Hala AKP rejimine destek vermeye devam eden birkaç ezberci liberal ve rejimin cansiparane savunucusu olan yeni-muhafazakar köşe yazarı, Eliaçık'ın bu sözlerinde İslamofobi keşfedip, bu karanlık sosyolojiyi şımartmayı sürdüreceklerdir. Nitekim, bu yeni-muhafazakarların kümelendiği gazetelerden biri olan Türkiye gazetesi, daha sonra sildiği tweeti ile Charlie Hebdo katliamını “Peygamber Efendimiz'e hakaret eden dergiye saldırı: 10 ölü” biçiminde duyurmuştu. (Unutanlar için, Hrant Dink'in katilinin bayrak önündeki o rezil görüntüleri de, ilk olarak aynı medya grubunun televizyonunda yayınlanmıştı). Bu tür iktidar yandaşı gazeteler, Sivas katliamında Aziz Nesin'i suçlayanların takipçisi olduklarından, mağduru sorumlu ilan ederek adeta katilleri meşrulaştırmayı bir görev bilmiştir.

Oysa, bu karanlık sosyoloji dönüşmeden Türkiye'nin demokratikleşmesi imkansızdır. Bu sosyolojiyi eleştirmeye çalışanlar, AKP iktidarı boyunca, rejim yandaşları tarafından ya 'endişeli modernler' diye aşağılandı ya da 'büyük dönüşümü görmüyorsunuz' denerek susturuldu. Şimdi de birileri, bu korkunç sosyoloji hakkında tek laf etmeden, “Ben Charlie Değilim” diyor. Tamam, kimse sizden “Hepimiz Charlie'yiz” demenizi beklemiyor, ama en azından bu konuda susabilirsiniz. İnsanlar yas tutarken siz “Elbette Charlie değilim” diye diretirseniz, “Hepimiz Hrant'ız” diyemeyip “Hepimiz Mehmet'iz” diyen Arınç'tan farkınız kalmaz. (Bkz. Kemal Sayar, serbestiyet.com ) Ya da, bu karanlık sosyolojinin, insanları ölümle tehdit ettiği ülkenizde, siz “Anlamıyor musunuz, bu memleketin insanları peygamberlerinin suretini istemiyorlar. Niçin buna saygı göstermiyorsunuz? Yeni icâdınız nefret suçunu niçin burada hatırlamıyorsunuz?” diye yazarsanız (Bkz. Süleyman Seyfi Öğün, yenisafak.com.tr ) o karanlığı şımartmaktan başka bir şey yapmıyorsunuzdur. Ya da, ağzınızdan Badio'yu, Zizek'i düşürmezken, onlar Gezi'ye destek olunca birden sizin düşmanınız oluyorsa ve siz “Ama peygamberime küfredersen... işte o zaman bütün dünyam kararır. Ve o karanlığın içinde sen de kaybolursun!..” diye yazabiliyorsanız, zaten bizatihi o karanlık sosyolojiye destek veriyorsunuz demektir. (Bkz. suheybogut.blogspot.com.tr ).
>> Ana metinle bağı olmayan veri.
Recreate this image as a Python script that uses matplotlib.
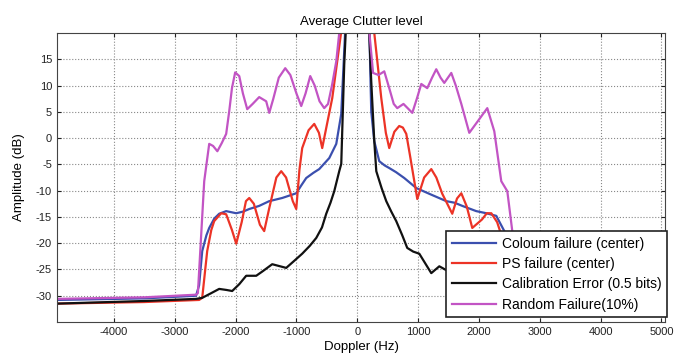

Birarada yaşamanın ilk koşulu, herhangi birinin, inancını, düşüncesini eleştireni, hatta dalga geçeni öldürmemesidir desek, çok mu şey istemiş oluruz. Herkesin karar vermesi gerekiyor, demokratik toplumlarda tartışması bile abes olan bu basit etik ilkeyi kabul etmeyen karanlık sosyolojiyi sorgulayacak mı, yoksa ona teslim mi olacak?